▸ **What is needed**:
Only the number is wanted: count the lines that include the word "this".

▸ **Dataset records**:
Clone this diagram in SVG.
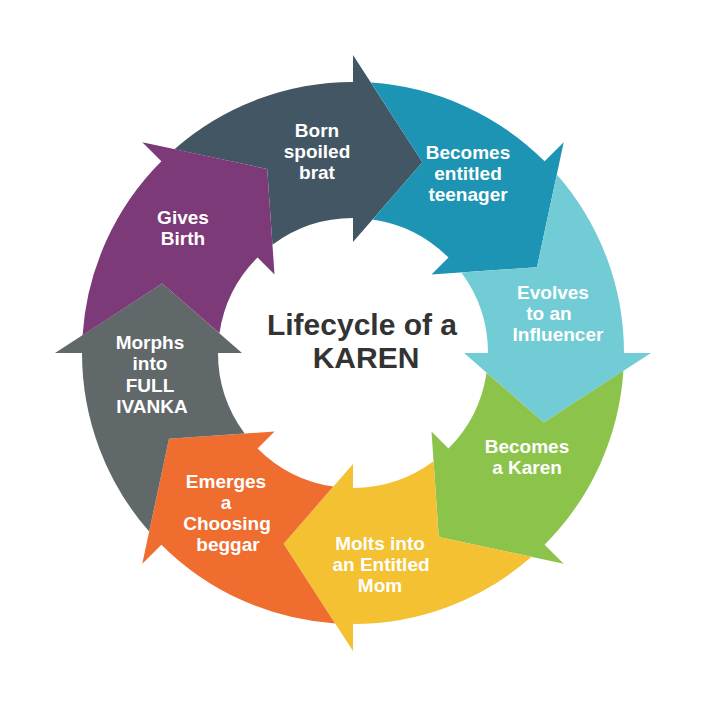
<svg xmlns="http://www.w3.org/2000/svg" xmlns:xlink="http://www.w3.org/1999/xlink" width="707" height="707" viewBox="0 0 707 707">
<style>
.lbl{font-family:"Liberation Sans",Arial,sans-serif;font-weight:bold;font-size:19px;fill:#ffffff;text-anchor:middle}
.title{font-family:"Liberation Sans",Arial,sans-serif;font-weight:bold;font-size:30px;fill:#333333;text-anchor:middle}
</style>
<defs>
<path id="seg" d="M623.41,370.87 A271,271 0 0 1 544.63,544.63 L563.72,563.72 L438.79,536.98 L431.49,431.49 L448.46,448.46 A135,135 0 0 0 486.56,372.65 L543.76,422.43 Z"/>
</defs>
<rect width="707" height="707" fill="#ffffff"/>
<g id="born">
<use href="#seg" xlink:href="#seg" transform="rotate(225 353 353)" fill="#435664"/>
<text class="lbl"><tspan x="317" y="137">Born</tspan><tspan x="317" y="158">spoiled</tspan><tspan x="317" y="179">brat</tspan></text>
</g>
<g id="teen">
<use href="#seg" xlink:href="#seg" transform="rotate(270 353 353)" fill="#1E94B5"/>
<text class="lbl"><tspan x="468" y="159">Becomes</tspan><tspan x="468" y="180">entitled</tspan><tspan x="468" y="201">teenager</tspan></text>
</g>
<g id="influencer">
<use href="#seg" xlink:href="#seg" transform="rotate(315 353 353)" fill="#72CCD6"/>
<text class="lbl"><tspan x="553" y="299">Evolves</tspan><tspan x="549" y="320">to an</tspan><tspan x="558" y="341">Influencer</tspan></text>
</g>
<g id="karen">
<use href="#seg" xlink:href="#seg" transform="rotate(0 353 353)" fill="#8CC34B"/>
<text class="lbl"><tspan x="527" y="453">Becomes</tspan><tspan x="527" y="474">a Karen</tspan></text>
</g>
<g id="mom">
<use href="#seg" xlink:href="#seg" transform="rotate(45 353 353)" fill="#F4C132"/>
<text class="lbl"><tspan x="380" y="550">Molts into</tspan><tspan x="381" y="571">an Entitled</tspan><tspan x="380" y="592">Mom</tspan></text>
</g>
<g id="beggar">
<use href="#seg" xlink:href="#seg" transform="rotate(90 353 353)" fill="#EE6D2F"/>
<text class="lbl"><tspan x="226" y="488">Emerges</tspan><tspan x="226" y="509">a</tspan><tspan x="227" y="530">Choosing</tspan><tspan x="228" y="551">beggar</tspan></text>
</g>
<g id="ivanka">
<use href="#seg" xlink:href="#seg" transform="rotate(135 353 353)" fill="#606869"/>
<text class="lbl"><tspan x="150" y="349">Morphs</tspan><tspan x="150" y="370">into</tspan><tspan x="150" y="392">FULL</tspan><tspan x="152" y="413">IVANKA</tspan></text>
</g>
<g id="birth">
<use href="#seg" xlink:href="#seg" transform="rotate(180 353 353)" fill="#7D3A78"/>
<text class="lbl"><tspan x="183" y="224">Gives</tspan><tspan x="183" y="245">Birth</tspan></text>
</g>
<g id="center">
<text class="title"><tspan x="362" y="335">Lifecycle of a</tspan><tspan x="366" y="368">KAREN</tspan></text>
</g>
<g id="connectors"></g>
</svg>
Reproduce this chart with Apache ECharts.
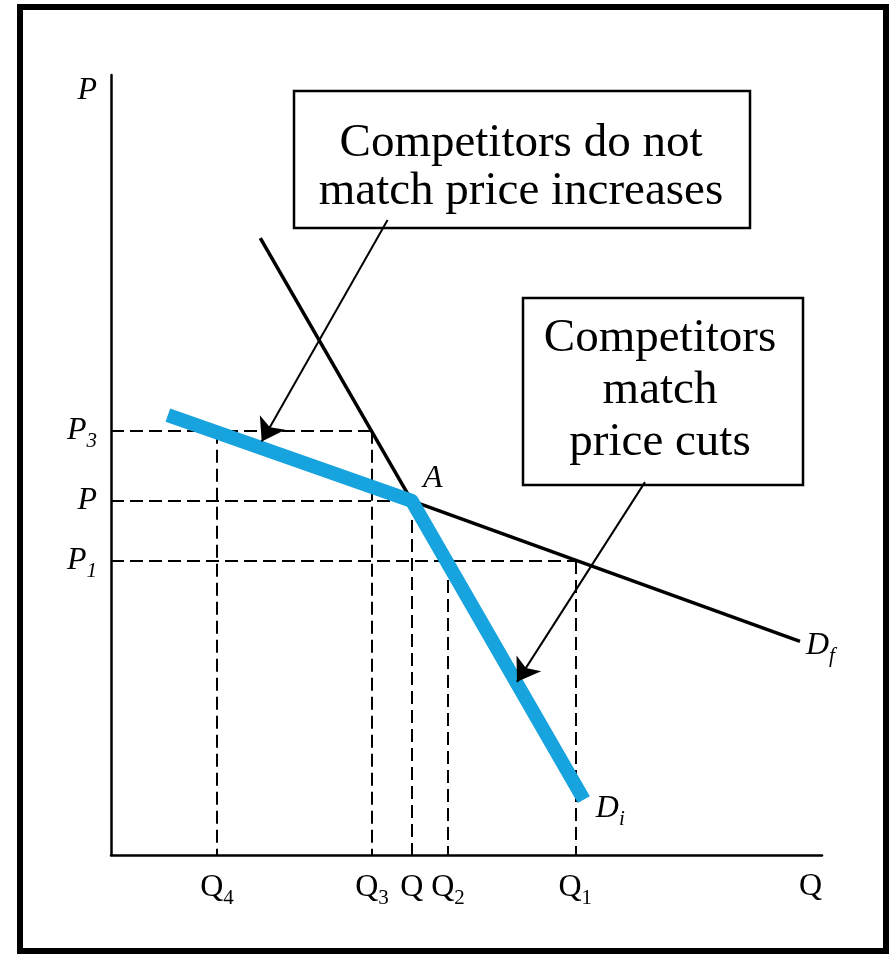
<!DOCTYPE html>
<html><head><meta charset="utf-8">
<script src="https://cdn.jsdelivr.net/npm/echarts@6/dist/echarts.min.js"></script>
<style>html,body{margin:0;padding:0;background:#fff}#c{width:889px;height:954px}</style>
</head><body><div id="c"></div><script>
// ---- data ----
const qTicks = [14.9, 36.7, 42.3, 47.4, 65.3];
const qSubs = ['4', '3', '', '2', '1'];
const pTicks = [54.4, 45.4, 37.7];
const pSubs = ['3', '', '1'];
const kinkPoint = [42.3, 45.4];
const flatDemand = [[42.3, 45.4], [96.9, 27.4]];      // D_f
const steepUpper = [[21.0, 79.1], [42.3, 45.4]];
const kinkedDemand = [[8.0, 56.4], [42.3, 45.4], [66.5, 7.1]]; // D_i
const arrowNotMatch = [[38.9, 81.4], [21.2, 53.0]];
const arrowMatch = [[75.1, 47.8], [57.1, 22.2]];
const boxNotMatch = ['Competitors do not', 'match price increases'];
const boxMatch = ['Competitors', 'match', 'price cuts'];

const SERIF = '"Liberation Serif", "DejaVu Serif", serif';
const BLUE = '#17a3de';

// dashed guide lines built from the tick values
const [Q4, Q3, Q0, Q2, Q1] = qTicks;
const [P3, P0, P1] = pTicks;
const guides = [
  [[0, P3], [Q3, P3]], [[0, P0], [Q0, P0]], [[0, P1], [Q1, P1]],
  [[Q4, P3], [Q4, 0]], [[Q3, P3], [Q3, 0]], [[Q0, P0], [Q0, 0]],
  [[Q2, P1], [Q2, 0]], [[Q1, P1], [Q1, 0]]
];

const subRich = (italic) => ({
  m: { fontFamily: SERIF, fontSize: 32, fontStyle: italic ? 'italic' : 'normal', color: '#000', opacity: 1 },
  s: { fontFamily: SERIF, fontSize: 21, fontStyle: italic ? 'italic' : 'normal', color: '#000', opacity: 1, padding: [22, 0, 0, 0] }
});
const subFmt = (main, sub) => '{m|' + main + '}{s|' + (sub === '' ? '\u200b' : sub) + '}';

const chart = echarts.init(document.getElementById('c'), null, { renderer: 'canvas' });

function boxTexts(lines, cx, y0, lh) {
  return lines.map((t, i) => ({
    type: 'text', z: 11,
    style: { text: t, x: cx, y: y0 + i * lh, align: 'center', verticalAlign: 'middle',
      font: '47px ' + SERIF, fill: '#000' }
  }));
}

chart.setOption({
  animation: false,
  backgroundColor: '#fff',
  grid: { left: 111, right: 67, top: 75, bottom: 99 },
  xAxis: {
    type: 'value', min: 0, max: 100,
    name: 'Q', nameLocation: 'end', nameGap: 0,
    nameTextStyle: { fontFamily: SERIF, fontSize: 32, color: '#000', align: 'right', verticalAlign: 'top', padding: [16, 0, 0, 0] },
    axisLine: { show: true, onZero: false, lineStyle: { color: '#000', width: 2.5 } },
    axisTick: { show: false },
    splitLine: { show: false },
    axisLabel: {
      customValues: qTicks, margin: 11,
      formatter: (v) => { const i = qTicks.indexOf(v); return subFmt('Q', i >= 0 ? qSubs[i] : ''); },
      rich: subRich(false)
    }
  },
  yAxis: {
    type: 'value', min: 0, max: 100,
    name: 'P', nameLocation: 'end', nameGap: 0,
    nameTextStyle: { fontFamily: SERIF, fontSize: 32, fontStyle: 'italic', color: '#000', align: 'right', verticalAlign: 'top', padding: [0, 14, 0, 0] },
    axisLine: { show: true, onZero: false, lineStyle: { color: '#000', width: 2.5 } },
    axisTick: { show: false },
    splitLine: { show: false },
    axisLabel: {
      customValues: pTicks, margin: 14,
      formatter: (v) => { const i = pTicks.indexOf(v); return subFmt('P', i >= 0 ? pSubs[i] : ''); },
      rich: subRich(true)
    }
  },
  graphic: [
    { type: 'rect', z: 1, shape: { x: 20, y: 7, width: 866, height: 944 },
      style: { fill: 'none', stroke: '#000', lineWidth: 6 } },
    { type: 'rect', z: 10, shape: { x: 294, y: 91, width: 456, height: 137 },
      style: { fill: '#fff', stroke: '#000', lineWidth: 2.5 } },
    { type: 'rect', z: 10, shape: { x: 523, y: 298, width: 280, height: 187 },
      style: { fill: '#fff', stroke: '#000', lineWidth: 2.5 } },
    ...boxTexts(boxNotMatch, 521, 144, 48),
    ...boxTexts(boxMatch, 660, 339, 52)
  ],
  series: [
    {
      type: 'lines', coordinateSystem: 'cartesian2d', z: 2, silent: true,
      lineStyle: { color: '#000', width: 2, type: [13, 6], opacity: 1 },
      data: guides.map(c => ({ coords: c }))
    },
    {
      type: 'line', z: 3, silent: true, symbol: 'none',
      lineStyle: { color: '#000', width: 3.5 }, data: steepUpper
    },
    {
      type: 'line', z: 3, silent: true, symbol: 'none',
      lineStyle: { color: '#000', width: 3.5 }, data: flatDemand
    },
    {
      type: 'line', z: 4, silent: true, symbol: 'none',
      lineStyle: { color: BLUE, width: 14, join: 'round', cap: 'butt' }, data: kinkedDemand
    },
    {
      type: 'scatter', z: 5, silent: true, symbolSize: 0,
      itemStyle: { color: '#000' },
      label: { show: true, rich: subRich(true), color: '#000' },
      data: [
        { value: kinkPoint, label: { position: 'inside', offset: [21, -22], formatter: '{m|A}' } },
        { value: flatDemand[1], label: { position: 'right', distance: 6, offset: [0, 4], formatter: subFmt('D', 'f') } },
        { value: kinkedDemand[2], label: { position: 'right', distance: 12, offset: [0, 9], formatter: subFmt('D', 'i') } }
      ]
    },
    {
      type: 'lines', coordinateSystem: 'cartesian2d', z: 20, silent: true,
      symbol: ['none', 'arrow'], symbolSize: 22,
      lineStyle: { color: '#000', width: 2, opacity: 1 },
      data: [{ coords: arrowNotMatch }, { coords: arrowMatch }]
    }
  ]
});
</script></body></html>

▸ **Written answer**:
2